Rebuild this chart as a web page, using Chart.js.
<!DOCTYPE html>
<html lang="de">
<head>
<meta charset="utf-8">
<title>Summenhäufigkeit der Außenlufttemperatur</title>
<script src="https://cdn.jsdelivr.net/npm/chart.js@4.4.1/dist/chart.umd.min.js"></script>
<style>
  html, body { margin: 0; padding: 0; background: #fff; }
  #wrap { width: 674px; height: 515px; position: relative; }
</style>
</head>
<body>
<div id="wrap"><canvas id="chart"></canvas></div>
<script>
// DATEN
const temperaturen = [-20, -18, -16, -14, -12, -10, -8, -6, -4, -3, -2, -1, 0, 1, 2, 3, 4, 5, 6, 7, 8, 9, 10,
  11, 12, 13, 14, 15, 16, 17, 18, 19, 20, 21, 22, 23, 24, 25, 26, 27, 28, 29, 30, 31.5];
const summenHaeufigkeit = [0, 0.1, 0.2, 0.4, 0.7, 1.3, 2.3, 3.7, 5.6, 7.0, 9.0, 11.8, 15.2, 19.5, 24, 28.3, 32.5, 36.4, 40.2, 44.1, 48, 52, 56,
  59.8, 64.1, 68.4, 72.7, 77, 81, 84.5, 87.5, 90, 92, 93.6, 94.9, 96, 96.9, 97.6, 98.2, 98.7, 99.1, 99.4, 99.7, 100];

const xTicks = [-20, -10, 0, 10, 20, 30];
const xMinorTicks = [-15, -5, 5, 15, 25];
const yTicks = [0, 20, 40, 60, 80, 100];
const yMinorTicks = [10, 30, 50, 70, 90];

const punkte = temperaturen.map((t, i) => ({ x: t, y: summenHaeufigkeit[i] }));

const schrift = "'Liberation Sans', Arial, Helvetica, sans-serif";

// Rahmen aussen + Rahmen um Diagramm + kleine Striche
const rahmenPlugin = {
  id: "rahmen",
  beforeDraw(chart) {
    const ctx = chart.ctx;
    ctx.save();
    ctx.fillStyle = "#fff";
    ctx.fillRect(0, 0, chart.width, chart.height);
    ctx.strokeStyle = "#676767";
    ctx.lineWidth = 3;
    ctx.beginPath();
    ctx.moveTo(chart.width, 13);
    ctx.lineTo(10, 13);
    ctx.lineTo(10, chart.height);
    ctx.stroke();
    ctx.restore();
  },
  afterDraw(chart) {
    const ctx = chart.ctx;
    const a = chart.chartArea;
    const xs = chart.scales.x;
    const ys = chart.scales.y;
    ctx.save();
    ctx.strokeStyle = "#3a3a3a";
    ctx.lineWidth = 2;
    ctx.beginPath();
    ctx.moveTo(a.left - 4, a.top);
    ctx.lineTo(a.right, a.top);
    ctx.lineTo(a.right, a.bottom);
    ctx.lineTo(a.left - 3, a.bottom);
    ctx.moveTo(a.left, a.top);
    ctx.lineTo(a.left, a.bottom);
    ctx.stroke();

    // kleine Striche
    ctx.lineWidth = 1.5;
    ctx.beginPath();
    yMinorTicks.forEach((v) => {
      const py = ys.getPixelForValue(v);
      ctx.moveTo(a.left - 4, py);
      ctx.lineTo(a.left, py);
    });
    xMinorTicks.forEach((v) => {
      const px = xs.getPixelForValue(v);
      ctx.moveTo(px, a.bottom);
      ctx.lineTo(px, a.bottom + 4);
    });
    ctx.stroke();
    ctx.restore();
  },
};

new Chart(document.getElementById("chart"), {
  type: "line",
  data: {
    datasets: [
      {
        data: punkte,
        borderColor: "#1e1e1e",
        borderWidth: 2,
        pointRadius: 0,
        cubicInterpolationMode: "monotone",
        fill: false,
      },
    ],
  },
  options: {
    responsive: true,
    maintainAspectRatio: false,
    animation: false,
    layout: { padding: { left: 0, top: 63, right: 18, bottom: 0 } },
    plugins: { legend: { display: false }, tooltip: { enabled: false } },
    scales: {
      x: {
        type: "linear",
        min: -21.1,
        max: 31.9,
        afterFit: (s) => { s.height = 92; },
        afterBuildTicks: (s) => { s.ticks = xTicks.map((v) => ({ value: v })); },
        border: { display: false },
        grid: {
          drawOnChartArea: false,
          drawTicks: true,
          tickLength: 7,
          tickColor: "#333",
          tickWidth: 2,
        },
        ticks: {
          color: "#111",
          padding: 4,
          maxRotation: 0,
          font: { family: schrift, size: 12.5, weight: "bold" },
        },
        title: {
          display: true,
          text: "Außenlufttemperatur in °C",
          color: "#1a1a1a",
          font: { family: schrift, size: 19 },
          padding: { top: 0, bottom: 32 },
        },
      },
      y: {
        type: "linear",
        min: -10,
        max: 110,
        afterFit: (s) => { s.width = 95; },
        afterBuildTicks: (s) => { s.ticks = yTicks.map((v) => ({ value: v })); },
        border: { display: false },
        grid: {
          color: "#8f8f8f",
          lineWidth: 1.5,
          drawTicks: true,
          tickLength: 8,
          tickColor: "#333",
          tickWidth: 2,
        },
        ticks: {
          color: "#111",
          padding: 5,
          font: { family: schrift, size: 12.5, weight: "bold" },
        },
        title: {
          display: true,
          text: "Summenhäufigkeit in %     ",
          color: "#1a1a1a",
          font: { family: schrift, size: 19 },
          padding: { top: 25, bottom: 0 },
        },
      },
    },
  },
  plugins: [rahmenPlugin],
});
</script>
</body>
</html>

...

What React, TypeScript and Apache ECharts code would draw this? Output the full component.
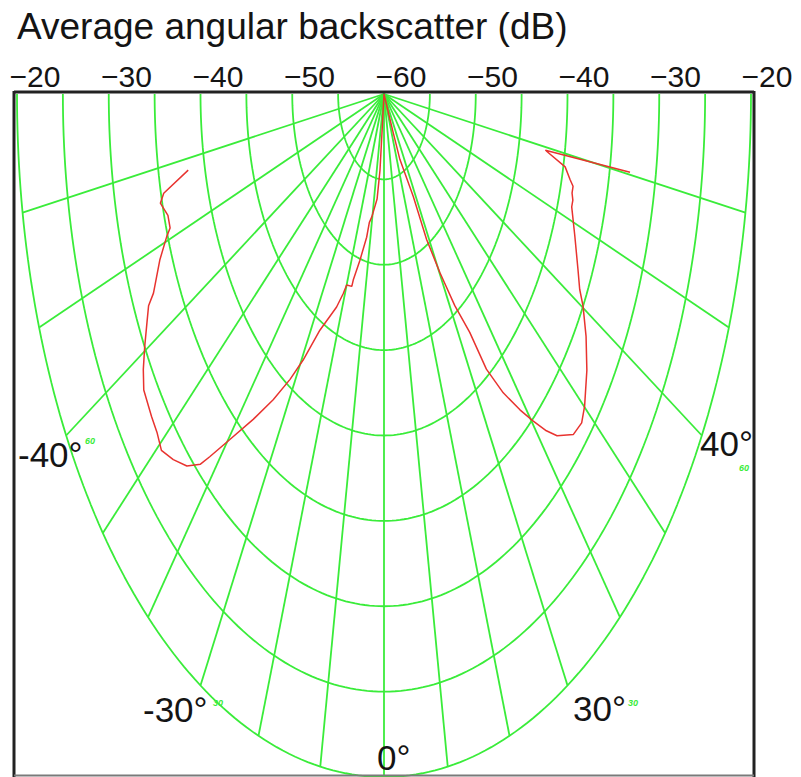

» **Instructions to follow**
Reproduce each line of the entries in which the word "this" is found.

» **Exercise answer**
Rebuild this chart as a web page, using Chart.js.
What React, TypeScript and Apache ECharts code would draw this? Output the full component.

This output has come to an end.